Meshless methods for 'gas - evaporating droplet' flow modelling

• Published in: Journal of physics. Conference series Vol. 811; no. 1; pp. 12014 - 12025
• Main Authors: Rybdylova, Oyuna, Sazhin, Sergei S
• Format: Journal Article
• Language: English
• Published: Bristol IOP Publishing 01.02.2017
• Subjects: Differential equations; Droplets; Finite element method; Flow distribution; Fluid flow; Meshless methods; Modelling; Ordinary differential equations; Physics; Two phase flow; Velocity distribution; Vortices
• ISSN: 1742-6588; 1742-6596; 1742-6596
• DOI: 10.1088/1742-6596/811/1/012014

The main ideas of simulation of two-phase flows, based on a combination of the conventional Lagrangian or fully Lagrangian (Osiptsov) approaches for the dispersed phase and the mesh-free vortex and thermal-blob methods for the carrier phase, are summarised. In the approach based on a combination of the fully Lagrangian approach for the dispersed phase and the vortex blob methods for the carrier phase the problem of calculation of all parameters in both phases (including particle concentration) is reduced to the solution of a high-order system of ordinary differential equations, describing transient processes in both carrier and dispersed phases.
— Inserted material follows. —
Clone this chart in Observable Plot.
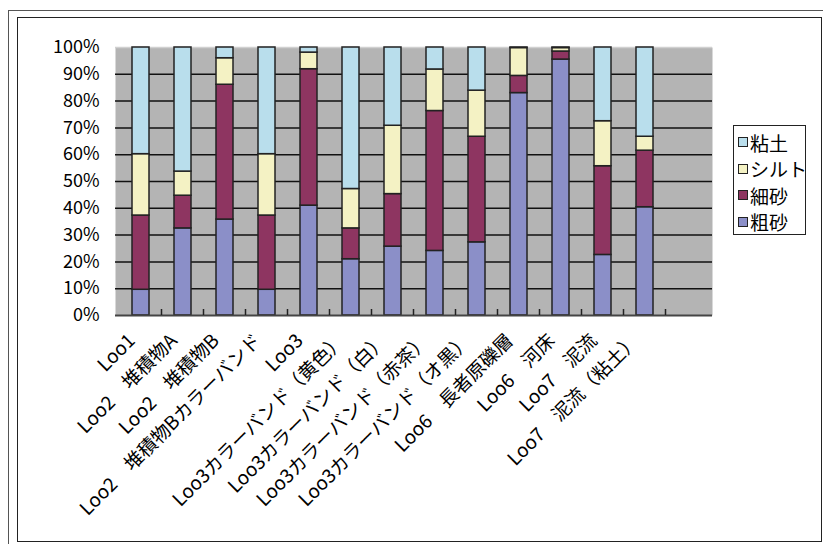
<!DOCTYPE html>
<html>
<head>
<meta charset="utf-8">
<script src="https://cdn.jsdelivr.net/npm/d3@7"></script>
<script src="https://cdn.jsdelivr.net/npm/@observablehq/plot@0.6"></script>
<style>
  html, body { margin: 0; padding: 0; background: #fff; }
  #wrap { position: relative; width: 823px; height: 544px; overflow: hidden; font-family: "Noto Sans CJK JP", sans-serif; }
  #wrap svg { position: absolute; left: 0; top: 0; }
  .outer { position: absolute; left: 8px; top: 10px; width: 830px; height: 560px; border: 1px solid #555; box-sizing: border-box; pointer-events: none; }
  .inner { position: absolute; left: 17px; top: 17px; width: 805px; height: 525px; border: 1.5px solid #222; box-sizing: border-box; pointer-events: none; }
  #legend { position: absolute; left: 733px; top: 125px; width: 73px; height: 110px; border: 1px solid #222; box-sizing: border-box; background: #fff; padding: 3px 0 0 4px; }
  #legend .item { display: flex; align-items: center; height: 26.5px; font-size: 19px; line-height: 1; color: #000; white-space: nowrap; }
  #legend .sw { width: 8px; height: 8px; border: 1px solid #222; margin-right: 2px; flex: none; }
</style>
</head>
<body>
<div id="wrap">
  <div class="outer"></div>
  <div class="inner"></div>
  <div id="legend"></div>
</div>
<script>
// Categories (14th slot is empty in the original chart)
const categories = [
  "Loo1",
  "Loo2　堆積物A",
  "Loo2　堆積物B",
  "Loo2　堆積物Bカラーバンド",
  "Loo3",
  "Loo3カラーバンド（黄色）",
  "Loo3カラーバンド（白）",
  "Loo3カラーバンド（赤茶）",
  "Loo3カラーバンド（オ黒）",
  "Loo6　長者原礫層",
  "Loo6　河床",
  "Loo7　泥流",
  "Loo7　泥流（粘土）",
  ""
];
const seriesNames = ["粗砂", "細砂", "シルト", "粘土"];
const seriesColors = ["#8b8fc8", "#8e3561", "#f4f2c4", "#b9deec"];
const legendOrder = ["粘土", "シルト", "細砂", "粗砂"];

// Percent values per category (first 13 categories)
const coarseSand = [9.6, 32.5, 35.8, 9.6, 41.0, 21.0, 25.7, 24.1, 27.3, 83.0, 95.5, 22.6, 40.4];
const fineSand   = [27.7, 12.2, 50.3, 27.7, 50.9, 11.5, 19.6, 52.2, 39.4, 6.4, 3.0, 33.1, 21.1];
const silt       = [22.9, 9.0, 9.9, 22.9, 6.2, 14.7, 25.5, 15.5, 17.2, 10.4, 1.3, 16.8, 5.2];
const clay       = [39.8, 46.3, 4.0, 39.8, 1.9, 52.8, 29.2, 8.2, 16.1, 0.2, 0.2, 27.5, 33.3];

const yTicks = [0, 10, 20, 30, 40, 50, 60, 70, 80, 90, 100];

const seriesValues = [coarseSand, fineSand, silt, clay];
const data = [];
seriesNames.forEach((s, si) => {
  seriesValues[si].forEach((v, ci) => data.push({cat: categories[ci], type: s, value: v}));
});

// boundary ticks between categories (Excel style)
function boundaryTicks(index, scales, values, dimensions, context) {
  const sx = scales.x, sy = scales.y;
  const bw = typeof sx.bandwidth === "function" ? sx.bandwidth() : 0;
  const st = typeof sx.step === "function" ? sx.step() : bw;
  const g = context.document.createElementNS("http://www.w3.org/2000/svg", "g");
  const y0 = sy(0);
  for (let i = 0; i < categories.length - 1; i++) {
    const xb = sx(categories[i]) + bw + (st - bw) / 2;
    const l = context.document.createElementNS("http://www.w3.org/2000/svg", "line");
    l.setAttribute("x1", xb); l.setAttribute("x2", xb);
    l.setAttribute("y1", y0); l.setAttribute("y2", y0 - 6);
    l.setAttribute("stroke", "#222"); l.setAttribute("stroke-width", "1.5");
    g.appendChild(l);
  }
  return g;
}

const chart = Plot.plot({
  width: 823,
  height: 544,
  marginLeft: 115,
  marginRight: 111,
  marginTop: 47,
  marginBottom: 229,
  style: {fontFamily: "'Noto Sans CJK JP', sans-serif", fontSize: "19px", color: "#000", background: "transparent", overflow: "visible"},
  x: {domain: categories, paddingInner: 0.6, paddingOuter: 0.3, label: null},
  y: {domain: [0, 100], label: null},
  color: {domain: seriesNames, range: seriesColors},
  marks: [
    Plot.frame({fill: "#b4b4b4", stroke: null}),
    Plot.gridY(yTicks.filter(d => d > 0 && d < 100), {stroke: "#111", strokeOpacity: 1, strokeWidth: 1.5}),
    Plot.ruleY([100], {stroke: "#d0d0d0", strokeWidth: 1.5}),
    Plot.barY(data, {x: "cat", y: "value", fill: "type", order: seriesNames, stroke: "#222", strokeWidth: 1.5}),
    Plot.ruleX([0], {frameAnchor: "left", stroke: "#777", strokeWidth: 1.5}),
    Plot.ruleY([0], {stroke: "#444", strokeWidth: 2}),
    boundaryTicks,
    Plot.axisY({ticks: yTicks, tickFormat: d => d + "%", tickSize: 0, tickPadding: 16, fontSize: 18}),
    Plot.axisX({tickSize: 0, tickRotate: -45, tickPadding: 22, dx: -9, fontSize: 19})
  ]
});
document.getElementById("wrap").insertBefore(chart, document.getElementById("wrap").firstChild);

const legend = document.getElementById("legend");
legendOrder.forEach(name => {
  const it = document.createElement("div");
  it.className = "item";
  const sw = document.createElement("span");
  sw.className = "sw";
  sw.style.background = seriesColors[seriesNames.indexOf(name)];
  it.appendChild(sw);
  it.appendChild(document.createTextNode(name));
  legend.appendChild(it);
});
</script>
</body>
</html>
It contrast to this approach, in the approach based on a combination of the conventional Lagrangian approaches for the dispersed phase and the vortex and thermal-blob methods for the carrier phase the non-isothermal effects in the two-phase flow were taken into account. The one-way coupled, two-fluid approach was used in the analysis. The gas velocity field was restored using the Biot-Savart integral. Both these approaches were applied to modelling of two processes: the time evolution of a two-phase Lamb vortex and the development of an impulse two-phase jet. Various flow patterns were obtained in the calculations, depending on the initial droplet size.